Thursday 3 September 2020

Mulan review round up: Disney+ new release is visually grand but lacks personality

It was a surprising tactic when Disney decided to pull Mulan out of its theatrical release plan (after multiple delays) and finally went for an OTT release on Disney+. Now all those with Disney+ subscription would have to pay a hefty extra amount to witness the Niki Caro directorial on the small screen. While rules and payment vary for every country, no news about the film being launched in India via the streaming service Hotstar has been released.

Made on a huge budget of $200 million, Mulan is the most expensive movie helmed by a woman filmmaker.
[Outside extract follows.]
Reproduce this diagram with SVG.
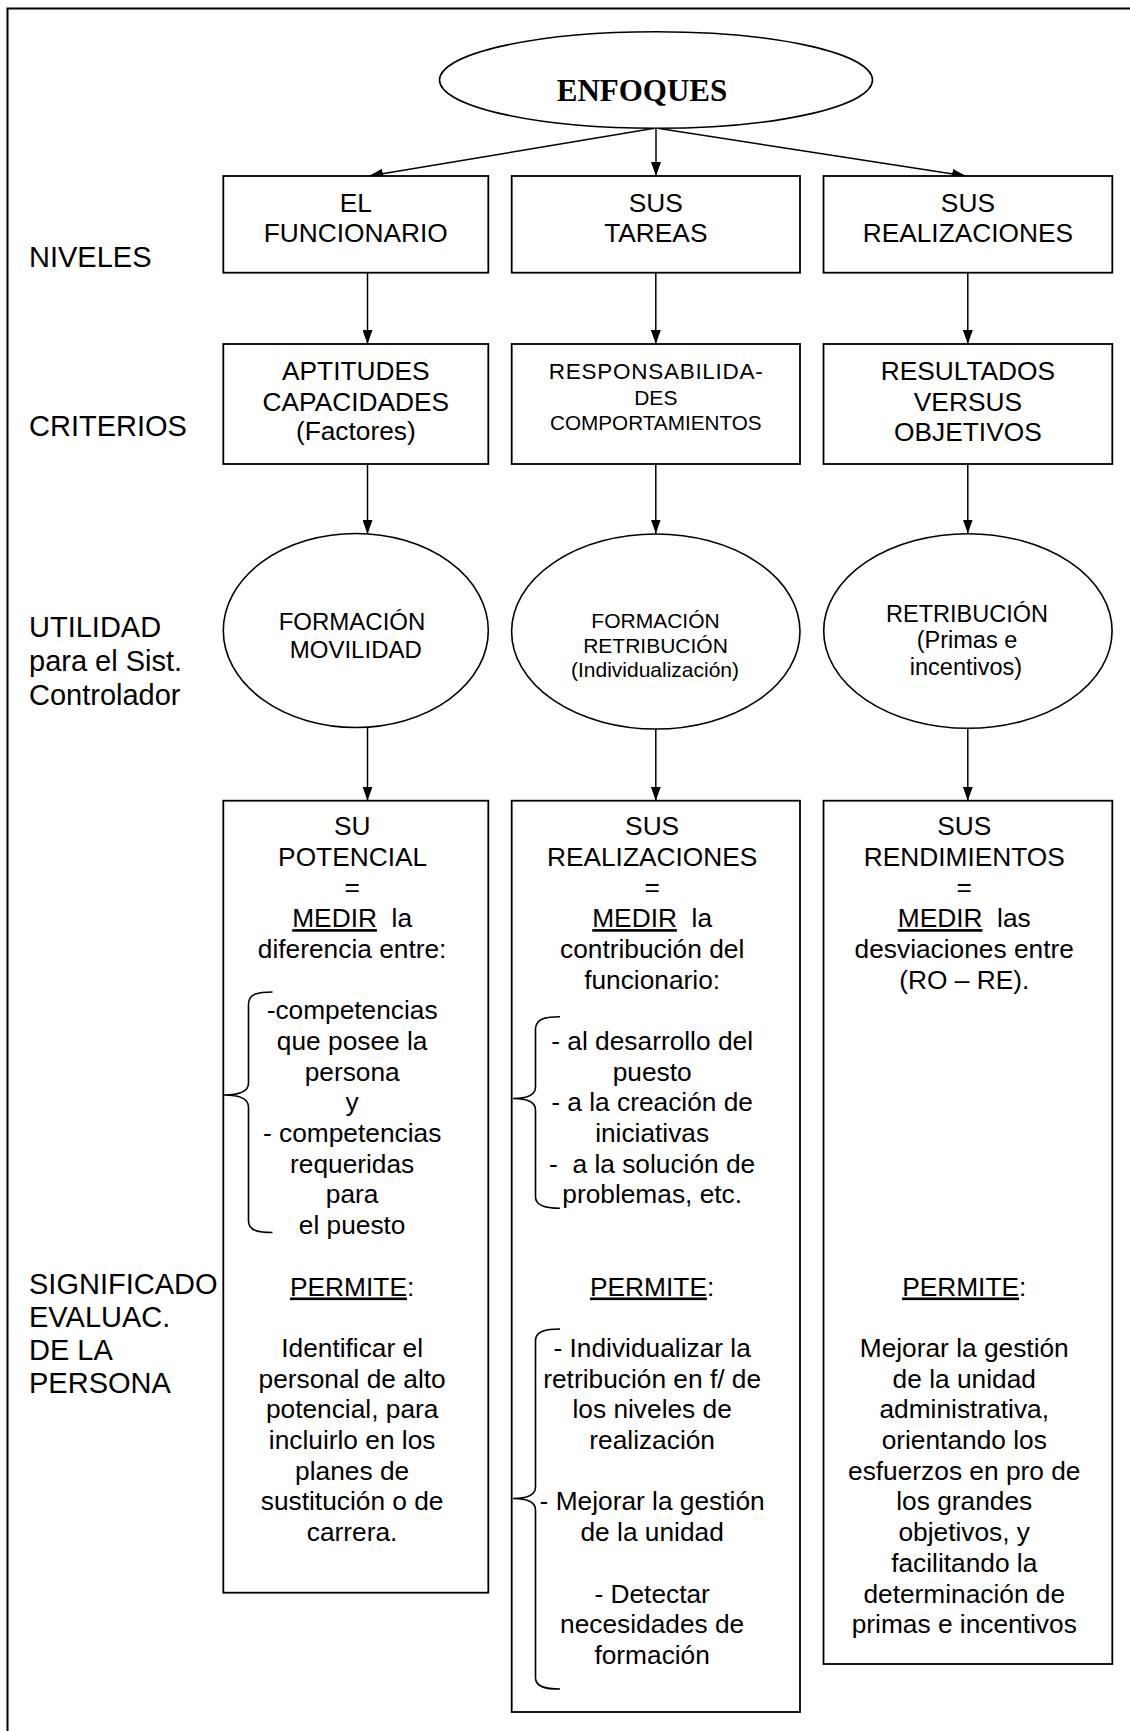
<svg xmlns="http://www.w3.org/2000/svg" width="1130" height="1731" viewBox="0 0 1130 1731">
<style>
.t{font-family:"Liberation Sans",Arial,sans-serif;fill:#000;text-anchor:middle;white-space:pre}
.lbl{font-family:"Liberation Sans",Arial,sans-serif;fill:#000;font-size:29px}
.b{fill:#fff;stroke:#000;stroke-width:1.8}
.e{fill:#fff;stroke:#000;stroke-width:1.6}
.c{fill:none;stroke:#000;stroke-width:1.5}
.br{fill:none;stroke:#000;stroke-width:1.6}
.u{text-decoration:underline}
.f26{font-size:26.3px}
</style>
<defs>
<marker id="ah" markerUnits="userSpaceOnUse" markerWidth="14" markerHeight="10" refX="14" refY="5" orient="auto">
<path d="M0,0 L14,5 L0,10 z" fill="#000"/>
</marker>
</defs>
<rect x="0" y="0" width="1130" height="1731" fill="#fff"/>
<path d="M7.5 1740 L7.5 8.5 L1140 8.5" fill="none" stroke="#000" stroke-width="2"/>

<g id="labels">
<text class="lbl" x="29" y="266.7">NIVELES</text>
<text class="lbl" x="29" y="435.5">CRITERIOS</text>
<text class="lbl" x="29" y="637">UTILIDAD</text>
<text class="lbl" x="29" y="671">para el Sist.</text>
<text class="lbl" x="29" y="705">Controlador</text>
<text class="lbl" x="29" y="1293.5">SIGNIFICADO</text>
<text class="lbl" x="29" y="1326.8">EVALUAC.</text>
<text class="lbl" x="29" y="1360">DE LA</text>
<text class="lbl" x="29" y="1393">PERSONA</text>
</g>

<g id="connectors">
<line class="c" x1="656" y1="128" x2="369" y2="176" marker-end="url(#ah)"/>
<line class="c" x1="656" y1="128" x2="656" y2="176" marker-end="url(#ah)"/>
<line class="c" x1="656" y1="128" x2="966" y2="176" marker-end="url(#ah)"/>
<line class="c" x1="367.5" y1="272.7" x2="367.5" y2="344" marker-end="url(#ah)"/>
<line class="c" x1="655.8" y1="272.7" x2="655.8" y2="344" marker-end="url(#ah)"/>
<line class="c" x1="967.8" y1="272.7" x2="967.8" y2="344" marker-end="url(#ah)"/>
<line class="c" x1="367.5" y1="464" x2="367.5" y2="534" marker-end="url(#ah)"/>
<line class="c" x1="655.8" y1="464" x2="655.8" y2="533.5" marker-end="url(#ah)"/>
<line class="c" x1="967.8" y1="464" x2="967.8" y2="533.5" marker-end="url(#ah)"/>
<line class="c" x1="367.5" y1="727" x2="367.5" y2="800.7" marker-end="url(#ah)"/>
<line class="c" x1="655.8" y1="728.5" x2="655.8" y2="800.7" marker-end="url(#ah)"/>
<line class="c" x1="967.8" y1="728.5" x2="967.8" y2="800.7" marker-end="url(#ah)"/>
</g>

<g id="enfoques">
<ellipse class="e" cx="656" cy="80" rx="216.5" ry="48.3"/>
<text x="642" y="101" style="font-family:'Liberation Serif','Times New Roman',serif;font-weight:bold;font-size:31px;text-anchor:middle">ENFOQUES</text>
</g>

<g id="n-funcionario">
<rect class="b" x="223.3" y="176" width="265" height="96.7"/>
<text class="t f26"><tspan x="355.8" y="212">EL</tspan><tspan x="355.8" y="242">FUNCIONARIO</tspan></text>
</g>
<g id="n-tareas">
<rect class="b" x="511.7" y="176" width="288.3" height="96.7"/>
<text class="t f26"><tspan x="655.8" y="212">SUS</tspan><tspan x="655.8" y="242">TAREAS</tspan></text>
</g>
<g id="n-realizaciones">
<rect class="b" x="823.5" y="176" width="288.8" height="96.7"/>
<text class="t f26"><tspan x="967.9" y="212">SUS</tspan><tspan x="967.9" y="242">REALIZACIONES</tspan></text>
</g>

<g id="n-aptitudes">
<rect class="b" x="223.3" y="344" width="265" height="120"/>
<text class="t f26"><tspan x="355.8" y="380">APTITUDES</tspan><tspan x="355.8" y="410.5">CAPACIDADES</tspan><tspan x="355.8" y="440">(Factores)</tspan></text>
</g>
<g id="n-responsabilidades">
<rect class="b" x="511.7" y="344" width="288.3" height="120"/>
<text class="t" style="font-size:22.5px" x="655.8" y="378.5" textLength="214" lengthAdjust="spacing">RESPONSABILIDA-</text>
<text class="t" style="font-size:21px"><tspan x="655.8" y="405">DES</tspan></text>
<text class="t" style="font-size:20.7px"><tspan x="655.8" y="429.5">COMPORTAMIENTOS</tspan></text>
</g>
<g id="n-resultados">
<rect class="b" x="823.5" y="344" width="288.8" height="120"/>
<text class="t f26"><tspan x="967.9" y="380">RESULTADOS</tspan><tspan x="967.9" y="410.5">VERSUS</tspan><tspan x="967.9" y="441">OBJETIVOS</tspan></text>
</g>

<g id="n-formacion-movilidad">
<ellipse class="e" cx="355.8" cy="630.5" rx="132.5" ry="97"/>
<text class="t" style="font-size:24px"><tspan x="352" y="630">FORMACIÓN</tspan><tspan x="355.8" y="658.3">MOVILIDAD</tspan></text>
</g>
<g id="n-formacion-retribucion">
<ellipse class="e" cx="655.8" cy="631.5" rx="144.2" ry="97.5"/>
<text class="t" style="font-size:21px"><tspan x="655.5" y="628.3">FORMACIÓN</tspan><tspan x="655.5" y="653.3">RETRIBUCIÓN</tspan><tspan x="655" y="676.7">(Individualización)</tspan></text>
</g>
<g id="n-retribucion">
<ellipse class="e" cx="967.9" cy="631" rx="144.2" ry="97.3"/>
<text class="t" style="font-size:23.5px"><tspan x="967" y="621.7">RETRIBUCIÓN</tspan><tspan x="967" y="648.3">(Primas e</tspan><tspan x="966" y="675">incentivos)</tspan></text>
</g>

<g id="n-potencial">
<rect class="b" x="223.3" y="800.7" width="265" height="792"/>
<path class="br" d="M272.5 992 C259 992 248.5 993.5 248.5 1004 L248.5 1083 C248.5 1092 237 1095 224 1095 C237 1095 248.5 1098 248.5 1107 L248.5 1221 C248.5 1231 259 1232.5 272.5 1232.5"/>
<text class="t f26">
<tspan x="355.8" y="835">SU</tspan>
<tspan x="355.8" y="865.7">POTENCIAL</tspan>
<tspan x="355.8" y="896.4">=</tspan>
<tspan x="355.8" y="927.1"><tspan class="u">MEDIR</tspan>  la</tspan>
<tspan x="355.8" y="957.8">diferencia entre:</tspan>
<tspan x="355.8" y="1019.2">-competencias</tspan>
<tspan x="355.8" y="1049.9">que posee la</tspan>
<tspan x="355.8" y="1080.6">persona</tspan>
<tspan x="355.8" y="1111.3">y</tspan>
<tspan x="355.8" y="1142">- competencias</tspan>
<tspan x="355.8" y="1172.7">requeridas</tspan>
<tspan x="355.8" y="1203.4">para</tspan>
<tspan x="355.8" y="1234.1">el puesto</tspan>
<tspan x="355.8" y="1295.5"><tspan class="u">PERMITE</tspan>:</tspan>
<tspan x="355.8" y="1356.9">Identificar el</tspan>
<tspan x="355.8" y="1387.6">personal de alto</tspan>
<tspan x="355.8" y="1418.3">potencial, para</tspan>
<tspan x="355.8" y="1449">incluirlo en los</tspan>
<tspan x="355.8" y="1479.7">planes de</tspan>
<tspan x="355.8" y="1510.4">sustitución o de</tspan>
<tspan x="355.8" y="1541.1">carrera.</tspan>
</text>
</g>

<g id="n-sus-realizaciones">
<rect class="b" x="511.7" y="800.7" width="288.3" height="911.3"/>
<path class="br" d="M560 1016.7 C546 1016.7 535.5 1018.5 535.5 1029 L535.5 1087 C535.5 1096 525 1098.5 513 1098.5 C525 1098.5 535.5 1101 535.5 1110 L535.5 1197 C535.5 1206 546 1208.3 560 1208.3"/>
<path class="br" d="M560 1329 C546 1329 535.5 1331 535.5 1341 L535.5 1487 C535.5 1496 525 1498.5 513 1498.5 C525 1498.5 535.5 1501 535.5 1510 L535.5 1678 C535.5 1687 546 1689 560 1689"/>
<text class="t f26">
<tspan x="655.8" y="835">SUS</tspan>
<tspan x="655.8" y="865.7">REALIZACIONES</tspan>
<tspan x="655.8" y="896.4">=</tspan>
<tspan x="655.8" y="927.1"><tspan class="u">MEDIR</tspan>  la</tspan>
<tspan x="655.8" y="957.8">contribución del</tspan>
<tspan x="655.8" y="988.5">funcionario:</tspan>
<tspan x="655.8" y="1049.9">- al desarrollo del</tspan>
<tspan x="655.8" y="1080.6">puesto</tspan>
<tspan x="655.8" y="1111.3">- a la creación de</tspan>
<tspan x="655.8" y="1142">iniciativas</tspan>
<tspan x="655.8" y="1172.7">-  a la solución de</tspan>
<tspan x="655.8" y="1203.4">problemas, etc.</tspan>
<tspan x="655.8" y="1295.5"><tspan class="u">PERMITE</tspan>:</tspan>
<tspan x="655.8" y="1356.9">- Individualizar la</tspan>
<tspan x="655.8" y="1387.6">retribución en f/ de</tspan>
<tspan x="655.8" y="1418.3">los niveles de</tspan>
<tspan x="655.8" y="1449">realización</tspan>
<tspan x="655.8" y="1510.4">- Mejorar la gestión</tspan>
<tspan x="655.8" y="1541.1">de la unidad</tspan>
<tspan x="655.8" y="1602.5">- Detectar</tspan>
<tspan x="655.8" y="1633.2">necesidades de</tspan>
<tspan x="655.8" y="1663.9">formación</tspan>
</text>
</g>

<g id="n-rendimientos">
<rect class="b" x="823.5" y="800.7" width="288.8" height="863.3"/>
<text class="t f26">
<tspan x="967.9" y="835">SUS</tspan>
<tspan x="967.9" y="865.7">RENDIMIENTOS</tspan>
<tspan x="967.9" y="896.4">=</tspan>
<tspan x="967.9" y="927.1"><tspan class="u">MEDIR</tspan>  las</tspan>
<tspan x="967.9" y="957.8">desviaciones entre</tspan>
<tspan x="967.9" y="988.5">(RO – RE).</tspan>
<tspan x="967.9" y="1295.5"><tspan class="u">PERMITE</tspan>:</tspan>
<tspan x="967.9" y="1356.9">Mejorar la gestión</tspan>
<tspan x="967.9" y="1387.6">de la unidad</tspan>
<tspan x="967.9" y="1418.3">administrativa,</tspan>
<tspan x="967.9" y="1449">orientando los</tspan>
<tspan x="967.9" y="1479.7">esfuerzos en pro de</tspan>
<tspan x="967.9" y="1510.4">los grandes</tspan>
<tspan x="967.9" y="1541.1">objetivos, y</tspan>
<tspan x="967.9" y="1571.8">facilitando la</tspan>
<tspan x="967.9" y="1602.5">determinación de</tspan>
<tspan x="967.9" y="1633.2">primas e incentivos</tspan>
</text>
</g>
</svg>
Inkoo Kang of The Hollywood Reporter writes that while a theatrical release would have expertly hid the “anemic characterisations, uninvolving storyline and stunted performances” with the grand visuals, there remains little to feel much in the script that has been credited to four different writers.

Mulan. Image from Twitter

Mulan. Image from Twitter

The story follows a young woman, Mulan (played by Liu Yifei) who dresses up like a man to become the representative of her family in a war. She does this to save her father from going into the battle when he is already wounded from an earlier war. However, aside from the martial arts training, what she needs to master is her inner ‘chi’.

The movie “owes more to Asian cinema, from Akira Kurosawa’s Ran to Zhang Yimou’s Hero than any Hollywood masterpiece, feels Peter Debruge of Variety. As if Caro wanted to make sure that the new Mulan is “the real thing, as John Woo or Chen Kaige might have made it” and separate from the cultural appropriation seen in the earlier Mulan.
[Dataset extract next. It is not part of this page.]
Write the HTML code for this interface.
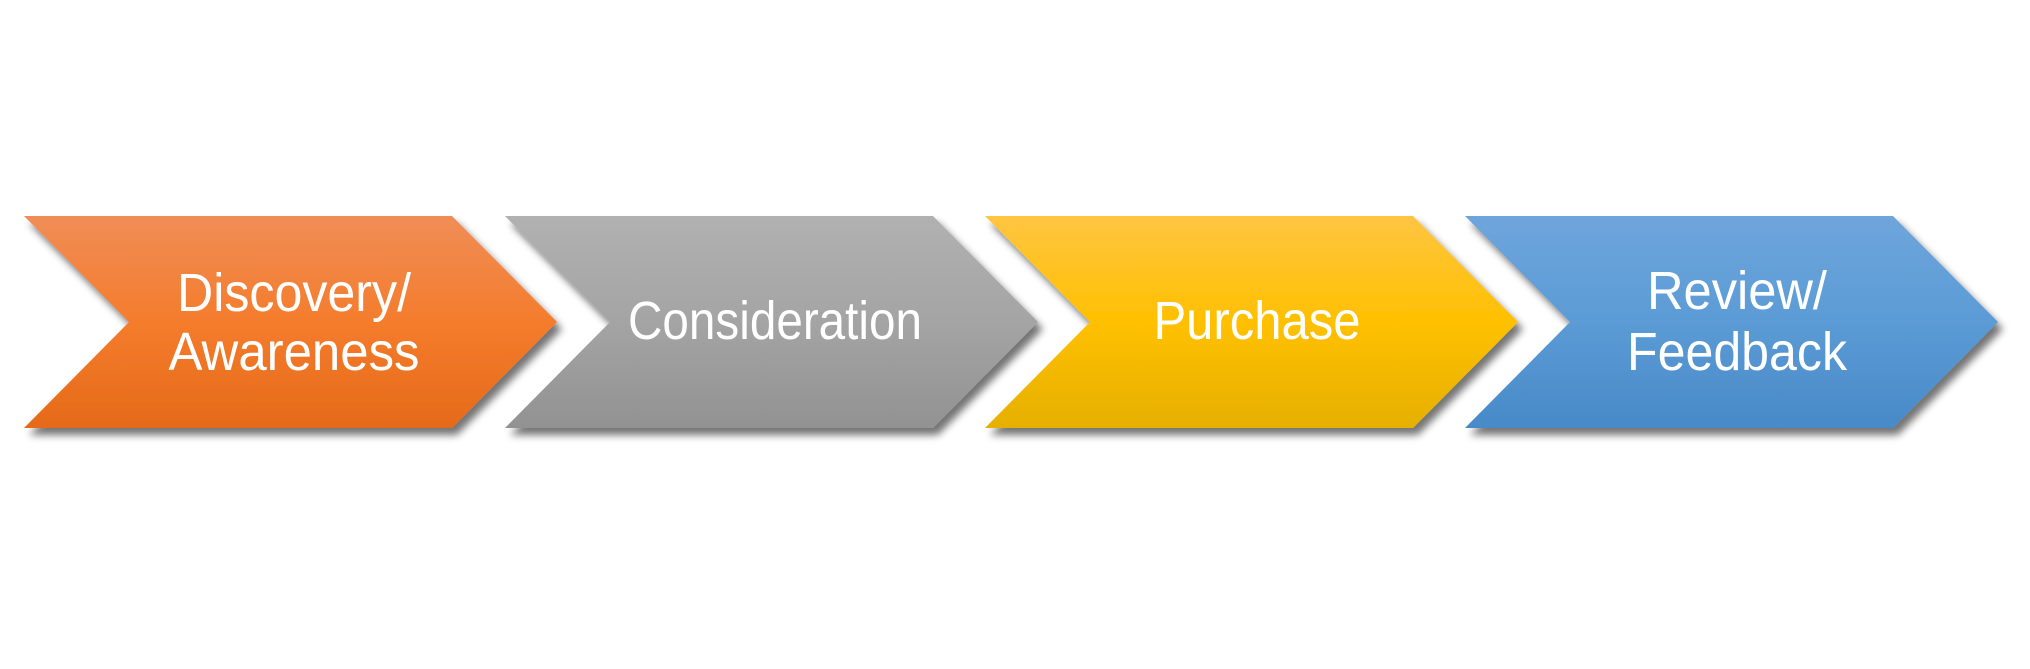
<!DOCTYPE html>
<html><head><meta charset="utf-8"><style>
html,body{margin:0;padding:0;background:#fff;}
svg{display:block}
</style></head><body>
<svg width="2030" height="669" viewBox="0 0 2030 669" xmlns="http://www.w3.org/2000/svg">
<defs>
<linearGradient id="go" x1="0" y1="0" x2="0" y2="1"><stop offset="0" stop-color="#f08d57"/><stop offset="0.5" stop-color="#f47c2c"/><stop offset="1" stop-color="#e56a19"/></linearGradient>
<linearGradient id="gg" x1="0" y1="0" x2="0" y2="1"><stop offset="0" stop-color="#b1b1b1"/><stop offset="0.5" stop-color="#a4a4a4"/><stop offset="1" stop-color="#929292"/></linearGradient>
<linearGradient id="gy" x1="0" y1="0" x2="0" y2="1"><stop offset="0" stop-color="#ffc542"/><stop offset="0.5" stop-color="#ffc000"/><stop offset="1" stop-color="#e5b000"/></linearGradient>
<linearGradient id="gb" x1="0" y1="0" x2="0" y2="1"><stop offset="0" stop-color="#6fa5dc"/><stop offset="0.5" stop-color="#5b9bd5"/><stop offset="1" stop-color="#4889c8"/></linearGradient>
<filter id="sh" x="-10%" y="-10%" width="130%" height="140%"><feGaussianBlur in="SourceAlpha" stdDeviation="4"/><feOffset dx="5" dy="7"/><feComponentTransfer><feFuncA type="linear" slope="0.55"/></feComponentTransfer><feMerge><feMergeNode/><feMergeNode in="SourceGraphic"/></feMerge></filter>
<polygon id="chev" points="0,0 428,0 533,106 428,212 0,212 105,106"/>
</defs>
<g filter="url(#sh)">
<use href="#chev" x="24" y="216" fill="url(#go)"/>
<use href="#chev" x="505" y="216" fill="url(#gg)"/>
<use href="#chev" x="985" y="216" fill="url(#gy)"/>
<use href="#chev" x="1465" y="216" fill="url(#gb)"/>
</g>
<g font-family="Liberation Sans, sans-serif" font-size="54" fill="#fff" text-anchor="middle" lengthAdjust="spacingAndGlyphs">
<text x="294" y="311" textLength="234" lengthAdjust="spacingAndGlyphs">Discovery/</text>
<text x="294" y="370" textLength="251" lengthAdjust="spacingAndGlyphs">Awareness</text>
<text x="775" y="339" textLength="294" lengthAdjust="spacingAndGlyphs">Consideration</text>
<text x="1257" y="339" textLength="207" lengthAdjust="spacingAndGlyphs">Purchase</text>
<text x="1737" y="309" textLength="180" lengthAdjust="spacingAndGlyphs">Review/</text>
<text x="1737" y="370" textLength="220" lengthAdjust="spacingAndGlyphs">Feedback</text>
</g>
</svg>
</body></html>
Niki Caro of Whale Rider fame has retained “the essential structure” of the 1998 animated musical version with the introduction of a new shape-shifting antagonist and a new animal aide/protector, writes Joe Morgenstern for The Wall Street Journal. The original dragon Mushu, voiced famously by Eddie Murphy is non-existent here and has been replaced by a CGI phoenix “that materialises every now and then to guide [Mulan’s] way”.

But has the visual aspect of the movie successful in soaring the movie on its shoulders?

The live-action movie adaptation’s score on the review aggregator site Rotten Tomatoes displays a handsome 81 percent score collected from the input of 146 ratings.

Without the songs and the light humour of the animated version, “Caro and the screenwriters have gone for a humourless and even sombre tone, replacing all of the witty lines with portentous speeches about honour and loyalty”. Yet the movie stands somewhere in between a children’s delight and a teen drama. Nicholas Barber of BBC opined that “when the filmmakers removed her pet dragon, they took away most of her personality with it”.